Barbell Bulgarian Split Squat
Loaded rear-foot-elevated split squat with the barbell on the back — punishing single-leg quad and glute work that exposes every imbalance.
Level: Advanced
Primary: Quads
Secondary: Glutes Hamstrings
Movement: Compound
Tags: Lunge Unilateral
Type: Strength (Weight Lifting)
Equipment: Barbell
Sports: Basketball Football Lacrosse Rugby Soccer Tennis Track and Field Volleyball
Target muscles
The quadriceps of the front leg do the heavy lifting on knee extension. The gluteus maximus drives hip extension out of the hole, and the gluteus medius works overtime to keep the pelvis level — the hidden cost of single-leg work that exposes side-to-side weakness fast. Hamstrings co-contract for knee stability and contribute to hip extension. The trunk muscles work harder than in a bilateral squat because the asymmetric load tries to twist you sideways. The rear-leg hip flexors get a strong stretch on every descent.
How to perform
Setup
Set up a bar in a rack at sternum height as you would for a back squat. Place a flat bench or a knee-height box about three to four feet behind you. Unrack the bar onto the upper traps, step the back foot up onto the bench (laces down or toes down — either works; pick what's stable), and walk the front foot out far enough that, in the bottom position, the front shin will be roughly vertical. Big breath, brace.
Execution
Lower the back knee straight down toward the floor, keeping the torso tall and the front knee tracking over the second toe. Stop when the back knee is an inch or two off the floor (or when the front quad is fully loaded — for some that's at parallel, for others a little deeper).

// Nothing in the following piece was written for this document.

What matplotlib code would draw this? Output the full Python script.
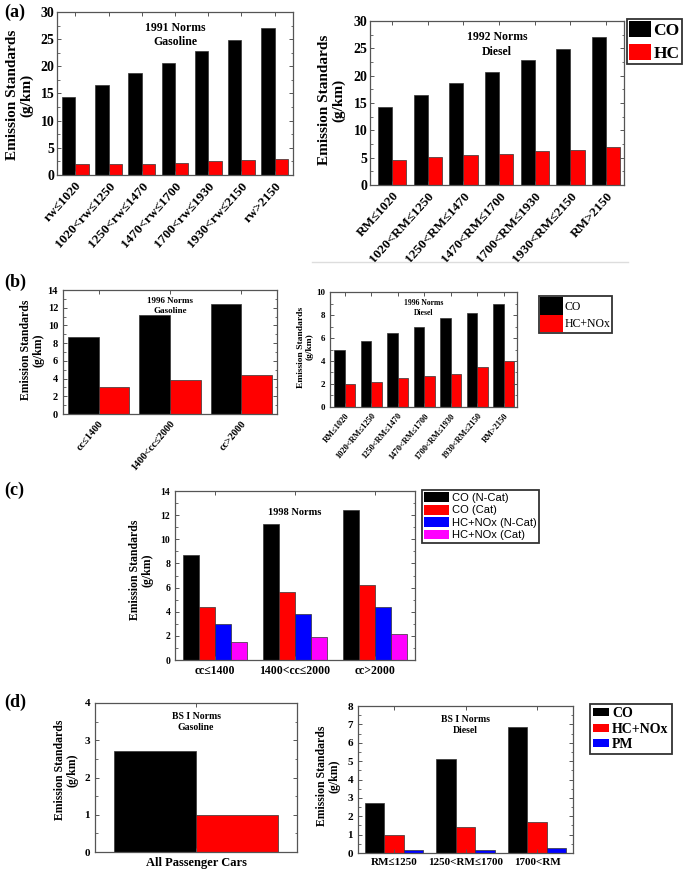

Drive through the full front foot — heel weighted, mid-foot grounded, toes pressing — to come back up. Don't push off the back leg's toes; the back leg is a kickstand, not a contributor. Finish each rep with the front hip fully extended. Complete all reps on one side before switching.
Common mistakes
- The front foot too close to the bench, jamming the front knee far past the toes. Walk it out further.
- Pushing off the back foot to assist. Drive the back foot down into the bench rather than back into the floor — feel it as a pure kickstand.
- Pelvis tilting laterally toward the working leg as the glute fatigues. If you can't keep the hips level, drop the load.
- Torso pitching forward to chase the rep. Stay tall — knee bend, not torso lean, is what gets depth.
- Same load and rep count on both sides automatically. You're not symmetric; let the weak side dictate the working sets and let the strong side do the same numbers, no more.
Progressions and regressions
Regress to a split squat with the rear foot on the floor, then add the bench elevation, then add load (goblet first, then dumbbells at the sides, then a barbell). Hold light dumbbells in the hands instead of the bar for a less stable but easier to bail variation. To progress, add deficit (front foot on a 2-inch plate or low platform) for more range, or front-rack the load with the barbell on the front of the shoulders for more torso-control demand. The rear-foot-elevated deadlift is a useful complement once the squat version is owned.
Programming notes
Excellent as a primary lower-body lift on a non-back-squat day or as the heaviest accessory after a barbell squat. 3-4 sets of 6-10 reps per leg, two days a week. Don't pair it with heavy back-squat volume in the same session unless you're conditioned for it — single-leg work compounds quickly and the soreness sticks around. If your hips swing or the pelvis tilts, drop the load until form holds; ego on this one will catch up with you in lower-back tightness within a week.